TO BE DONE:
Reproduce each line from the first in the data through the line that contains "cls_yticks = [75.5, 76, 76.5, 77, 77.5, 78, 78.5]" exactly; give nothing else.

AVAILABLE DATA:
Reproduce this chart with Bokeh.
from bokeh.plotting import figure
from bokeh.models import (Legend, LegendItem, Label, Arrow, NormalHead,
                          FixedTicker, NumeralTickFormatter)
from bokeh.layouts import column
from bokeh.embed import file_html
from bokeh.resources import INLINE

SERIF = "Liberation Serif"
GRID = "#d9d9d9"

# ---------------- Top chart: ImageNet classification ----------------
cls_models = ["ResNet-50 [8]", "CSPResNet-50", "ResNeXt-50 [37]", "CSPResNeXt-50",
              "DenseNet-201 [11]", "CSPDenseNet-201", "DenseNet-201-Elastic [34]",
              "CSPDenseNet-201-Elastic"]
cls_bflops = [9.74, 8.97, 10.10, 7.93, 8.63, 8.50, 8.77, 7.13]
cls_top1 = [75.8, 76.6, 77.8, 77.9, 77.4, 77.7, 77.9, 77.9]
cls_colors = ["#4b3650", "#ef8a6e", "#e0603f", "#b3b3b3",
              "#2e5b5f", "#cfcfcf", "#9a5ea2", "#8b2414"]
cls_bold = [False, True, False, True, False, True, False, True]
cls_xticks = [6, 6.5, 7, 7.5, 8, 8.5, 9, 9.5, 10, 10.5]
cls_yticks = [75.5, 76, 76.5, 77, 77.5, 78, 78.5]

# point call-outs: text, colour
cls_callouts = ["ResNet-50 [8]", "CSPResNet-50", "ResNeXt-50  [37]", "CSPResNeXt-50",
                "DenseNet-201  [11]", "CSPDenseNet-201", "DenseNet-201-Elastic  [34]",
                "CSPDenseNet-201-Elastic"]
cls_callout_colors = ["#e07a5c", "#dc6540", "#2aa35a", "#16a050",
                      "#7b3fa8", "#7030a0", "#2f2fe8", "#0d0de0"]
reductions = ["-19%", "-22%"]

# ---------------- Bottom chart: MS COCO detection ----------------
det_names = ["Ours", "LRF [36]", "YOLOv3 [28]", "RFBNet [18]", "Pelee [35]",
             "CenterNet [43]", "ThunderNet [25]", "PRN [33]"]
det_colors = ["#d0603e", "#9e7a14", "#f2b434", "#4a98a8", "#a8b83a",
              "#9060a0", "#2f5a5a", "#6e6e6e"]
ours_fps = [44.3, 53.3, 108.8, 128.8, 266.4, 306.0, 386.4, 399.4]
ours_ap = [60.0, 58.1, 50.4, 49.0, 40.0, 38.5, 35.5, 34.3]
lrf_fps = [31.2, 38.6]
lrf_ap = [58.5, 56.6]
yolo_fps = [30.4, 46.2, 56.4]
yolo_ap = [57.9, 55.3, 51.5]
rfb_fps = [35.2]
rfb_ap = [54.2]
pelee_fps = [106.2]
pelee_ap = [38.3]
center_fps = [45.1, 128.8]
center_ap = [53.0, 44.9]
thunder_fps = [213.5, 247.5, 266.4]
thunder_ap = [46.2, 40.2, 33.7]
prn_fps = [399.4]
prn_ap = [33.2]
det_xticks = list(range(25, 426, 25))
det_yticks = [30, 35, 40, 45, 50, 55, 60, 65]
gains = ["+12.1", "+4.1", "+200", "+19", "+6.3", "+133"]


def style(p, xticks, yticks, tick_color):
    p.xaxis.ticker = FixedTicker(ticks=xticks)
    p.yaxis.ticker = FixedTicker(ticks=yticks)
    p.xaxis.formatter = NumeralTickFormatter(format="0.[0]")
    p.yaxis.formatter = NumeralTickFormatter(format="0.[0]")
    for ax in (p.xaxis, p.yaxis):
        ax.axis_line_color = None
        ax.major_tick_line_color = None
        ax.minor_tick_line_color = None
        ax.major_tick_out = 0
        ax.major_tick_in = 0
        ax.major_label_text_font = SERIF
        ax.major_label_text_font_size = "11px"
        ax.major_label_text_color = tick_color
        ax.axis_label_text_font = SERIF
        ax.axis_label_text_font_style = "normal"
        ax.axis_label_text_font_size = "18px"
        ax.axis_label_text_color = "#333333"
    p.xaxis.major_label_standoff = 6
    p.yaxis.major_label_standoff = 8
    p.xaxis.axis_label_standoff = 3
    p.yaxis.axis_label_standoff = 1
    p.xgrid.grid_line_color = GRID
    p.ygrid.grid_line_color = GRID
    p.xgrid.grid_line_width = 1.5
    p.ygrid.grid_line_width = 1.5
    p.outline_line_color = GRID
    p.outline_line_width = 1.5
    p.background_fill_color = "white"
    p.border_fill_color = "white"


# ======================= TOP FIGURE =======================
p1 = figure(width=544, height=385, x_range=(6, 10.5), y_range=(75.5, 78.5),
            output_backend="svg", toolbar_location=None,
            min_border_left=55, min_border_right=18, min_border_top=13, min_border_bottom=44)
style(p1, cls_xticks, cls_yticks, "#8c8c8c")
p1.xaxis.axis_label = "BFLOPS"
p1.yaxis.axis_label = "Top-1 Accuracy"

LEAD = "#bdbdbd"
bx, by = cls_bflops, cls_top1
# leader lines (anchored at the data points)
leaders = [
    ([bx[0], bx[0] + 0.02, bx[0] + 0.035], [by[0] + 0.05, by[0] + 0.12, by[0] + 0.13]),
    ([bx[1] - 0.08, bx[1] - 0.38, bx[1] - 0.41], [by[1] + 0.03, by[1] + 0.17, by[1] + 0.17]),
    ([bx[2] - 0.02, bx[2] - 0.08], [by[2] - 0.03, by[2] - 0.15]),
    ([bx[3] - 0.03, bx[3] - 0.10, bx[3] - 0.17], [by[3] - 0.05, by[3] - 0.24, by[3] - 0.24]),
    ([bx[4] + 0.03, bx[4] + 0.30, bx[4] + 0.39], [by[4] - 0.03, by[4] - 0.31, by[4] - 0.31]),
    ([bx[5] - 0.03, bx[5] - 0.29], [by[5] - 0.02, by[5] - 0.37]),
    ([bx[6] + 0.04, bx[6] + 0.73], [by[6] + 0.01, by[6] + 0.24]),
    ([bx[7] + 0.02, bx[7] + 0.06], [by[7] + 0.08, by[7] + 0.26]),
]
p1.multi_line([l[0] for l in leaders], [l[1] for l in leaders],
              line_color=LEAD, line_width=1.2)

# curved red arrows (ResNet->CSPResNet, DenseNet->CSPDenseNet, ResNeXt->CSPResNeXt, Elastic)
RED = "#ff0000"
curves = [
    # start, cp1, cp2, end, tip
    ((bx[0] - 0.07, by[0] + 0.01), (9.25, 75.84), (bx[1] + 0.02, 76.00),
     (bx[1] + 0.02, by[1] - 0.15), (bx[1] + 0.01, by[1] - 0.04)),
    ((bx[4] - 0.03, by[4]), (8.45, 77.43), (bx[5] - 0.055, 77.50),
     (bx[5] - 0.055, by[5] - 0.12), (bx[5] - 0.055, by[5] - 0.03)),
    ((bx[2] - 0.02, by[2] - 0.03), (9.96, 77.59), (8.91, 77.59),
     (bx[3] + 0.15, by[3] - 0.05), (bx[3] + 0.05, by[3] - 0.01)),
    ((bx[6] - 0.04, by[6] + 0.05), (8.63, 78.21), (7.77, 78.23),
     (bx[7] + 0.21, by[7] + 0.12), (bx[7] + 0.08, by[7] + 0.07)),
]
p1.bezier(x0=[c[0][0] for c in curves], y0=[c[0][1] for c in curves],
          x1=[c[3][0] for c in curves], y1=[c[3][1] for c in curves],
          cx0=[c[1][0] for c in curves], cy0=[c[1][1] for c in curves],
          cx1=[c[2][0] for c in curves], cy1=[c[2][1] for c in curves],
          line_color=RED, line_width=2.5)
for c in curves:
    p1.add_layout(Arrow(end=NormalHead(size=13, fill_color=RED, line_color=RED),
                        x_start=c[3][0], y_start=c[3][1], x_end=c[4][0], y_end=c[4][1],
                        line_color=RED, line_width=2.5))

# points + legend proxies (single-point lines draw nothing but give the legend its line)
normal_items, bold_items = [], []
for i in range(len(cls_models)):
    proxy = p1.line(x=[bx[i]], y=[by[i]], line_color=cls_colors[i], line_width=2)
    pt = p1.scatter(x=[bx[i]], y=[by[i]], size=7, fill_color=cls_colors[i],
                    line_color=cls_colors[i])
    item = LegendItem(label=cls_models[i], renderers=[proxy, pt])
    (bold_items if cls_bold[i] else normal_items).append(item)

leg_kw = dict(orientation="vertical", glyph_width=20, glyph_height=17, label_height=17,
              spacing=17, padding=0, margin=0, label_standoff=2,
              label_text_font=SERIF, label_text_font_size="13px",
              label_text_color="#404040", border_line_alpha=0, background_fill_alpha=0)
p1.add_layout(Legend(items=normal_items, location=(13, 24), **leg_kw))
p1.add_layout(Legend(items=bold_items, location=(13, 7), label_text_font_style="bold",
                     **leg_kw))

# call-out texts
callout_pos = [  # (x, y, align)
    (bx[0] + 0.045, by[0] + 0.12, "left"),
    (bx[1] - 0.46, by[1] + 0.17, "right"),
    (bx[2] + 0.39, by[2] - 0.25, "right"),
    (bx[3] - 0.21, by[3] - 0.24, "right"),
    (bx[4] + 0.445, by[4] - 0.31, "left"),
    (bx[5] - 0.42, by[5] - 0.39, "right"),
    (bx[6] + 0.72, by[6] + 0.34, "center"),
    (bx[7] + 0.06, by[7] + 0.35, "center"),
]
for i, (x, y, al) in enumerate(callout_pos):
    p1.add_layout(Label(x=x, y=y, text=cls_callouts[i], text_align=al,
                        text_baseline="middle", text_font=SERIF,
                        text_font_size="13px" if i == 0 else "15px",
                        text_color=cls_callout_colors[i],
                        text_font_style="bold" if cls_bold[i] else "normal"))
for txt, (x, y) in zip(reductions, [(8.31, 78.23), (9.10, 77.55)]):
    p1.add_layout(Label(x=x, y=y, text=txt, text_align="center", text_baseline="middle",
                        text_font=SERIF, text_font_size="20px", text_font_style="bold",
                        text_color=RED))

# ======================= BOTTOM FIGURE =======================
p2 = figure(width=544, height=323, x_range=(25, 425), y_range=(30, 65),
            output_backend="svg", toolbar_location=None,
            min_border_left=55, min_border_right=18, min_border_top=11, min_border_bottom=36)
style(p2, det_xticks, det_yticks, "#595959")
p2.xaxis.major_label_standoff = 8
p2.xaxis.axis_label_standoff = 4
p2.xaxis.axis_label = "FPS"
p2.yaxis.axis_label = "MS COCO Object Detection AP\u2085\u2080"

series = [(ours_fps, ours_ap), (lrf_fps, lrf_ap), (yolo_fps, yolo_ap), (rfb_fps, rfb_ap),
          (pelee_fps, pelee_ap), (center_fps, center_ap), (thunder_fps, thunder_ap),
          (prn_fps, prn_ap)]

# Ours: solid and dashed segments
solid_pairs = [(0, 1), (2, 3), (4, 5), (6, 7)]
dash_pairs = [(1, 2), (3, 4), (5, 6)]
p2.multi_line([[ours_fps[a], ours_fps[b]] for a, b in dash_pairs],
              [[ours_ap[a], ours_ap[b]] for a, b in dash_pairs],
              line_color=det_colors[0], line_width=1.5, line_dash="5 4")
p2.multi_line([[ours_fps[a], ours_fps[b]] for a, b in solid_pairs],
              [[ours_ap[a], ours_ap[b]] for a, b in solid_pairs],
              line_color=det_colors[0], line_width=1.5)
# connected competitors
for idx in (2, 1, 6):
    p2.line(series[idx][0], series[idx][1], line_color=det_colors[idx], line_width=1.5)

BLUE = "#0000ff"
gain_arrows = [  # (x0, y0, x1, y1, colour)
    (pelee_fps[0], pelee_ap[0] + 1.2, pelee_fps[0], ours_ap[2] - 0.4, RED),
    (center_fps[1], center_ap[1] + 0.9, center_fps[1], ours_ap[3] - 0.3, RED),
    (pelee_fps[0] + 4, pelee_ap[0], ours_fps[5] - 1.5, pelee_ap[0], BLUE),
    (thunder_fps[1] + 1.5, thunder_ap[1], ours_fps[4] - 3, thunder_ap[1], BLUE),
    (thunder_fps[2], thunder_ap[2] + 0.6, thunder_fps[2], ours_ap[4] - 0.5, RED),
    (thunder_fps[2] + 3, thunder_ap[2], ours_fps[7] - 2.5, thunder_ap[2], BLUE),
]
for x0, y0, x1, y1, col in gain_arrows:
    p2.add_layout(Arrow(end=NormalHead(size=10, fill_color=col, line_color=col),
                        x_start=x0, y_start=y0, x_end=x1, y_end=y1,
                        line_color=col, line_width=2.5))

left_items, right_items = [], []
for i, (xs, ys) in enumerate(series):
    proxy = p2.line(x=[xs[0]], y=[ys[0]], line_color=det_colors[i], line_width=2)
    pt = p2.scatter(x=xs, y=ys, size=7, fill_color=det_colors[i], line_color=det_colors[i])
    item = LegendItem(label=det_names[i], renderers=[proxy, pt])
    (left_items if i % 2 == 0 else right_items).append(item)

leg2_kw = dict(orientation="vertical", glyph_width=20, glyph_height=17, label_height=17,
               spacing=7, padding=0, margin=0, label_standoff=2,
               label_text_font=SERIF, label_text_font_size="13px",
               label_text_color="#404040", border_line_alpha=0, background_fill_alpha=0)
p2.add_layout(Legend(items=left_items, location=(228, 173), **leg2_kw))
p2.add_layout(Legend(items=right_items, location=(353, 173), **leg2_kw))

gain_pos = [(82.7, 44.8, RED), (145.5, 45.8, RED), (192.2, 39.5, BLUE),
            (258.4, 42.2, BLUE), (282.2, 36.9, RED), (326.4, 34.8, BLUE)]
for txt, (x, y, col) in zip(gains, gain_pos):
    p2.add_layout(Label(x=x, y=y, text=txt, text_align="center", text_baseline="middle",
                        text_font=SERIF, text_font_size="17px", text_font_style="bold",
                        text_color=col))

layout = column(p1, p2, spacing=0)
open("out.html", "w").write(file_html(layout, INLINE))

EXERCISE RESULT:
Reproduce this chart with Bokeh.
from bokeh.plotting import figure
from bokeh.models import (Legend, LegendItem, Label, Arrow, NormalHead,
                          FixedTicker, NumeralTickFormatter)
from bokeh.layouts import column
from bokeh.embed import file_html
from bokeh.resources import INLINE

SERIF = "Liberation Serif"
GRID = "#d9d9d9"

# ---------------- Top chart: ImageNet classification ----------------
cls_models = ["ResNet-50 [8]", "CSPResNet-50", "ResNeXt-50 [37]", "CSPResNeXt-50",
              "DenseNet-201 [11]", "CSPDenseNet-201", "DenseNet-201-Elastic [34]",
              "CSPDenseNet-201-Elastic"]
cls_bflops = [9.74, 8.97, 10.10, 7.93, 8.63, 8.50, 8.77, 7.13]
cls_top1 = [75.8, 76.6, 77.8, 77.9, 77.4, 77.7, 77.9, 77.9]
cls_colors = ["#4b3650", "#ef8a6e", "#e0603f", "#b3b3b3",
              "#2e5b5f", "#cfcfcf", "#9a5ea2", "#8b2414"]
cls_bold = [False, True, False, True, False, True, False, True]
cls_xticks = [6, 6.5, 7, 7.5, 8, 8.5, 9, 9.5, 10, 10.5]
cls_yticks = [75.5, 76, 76.5, 77, 77.5, 78, 78.5]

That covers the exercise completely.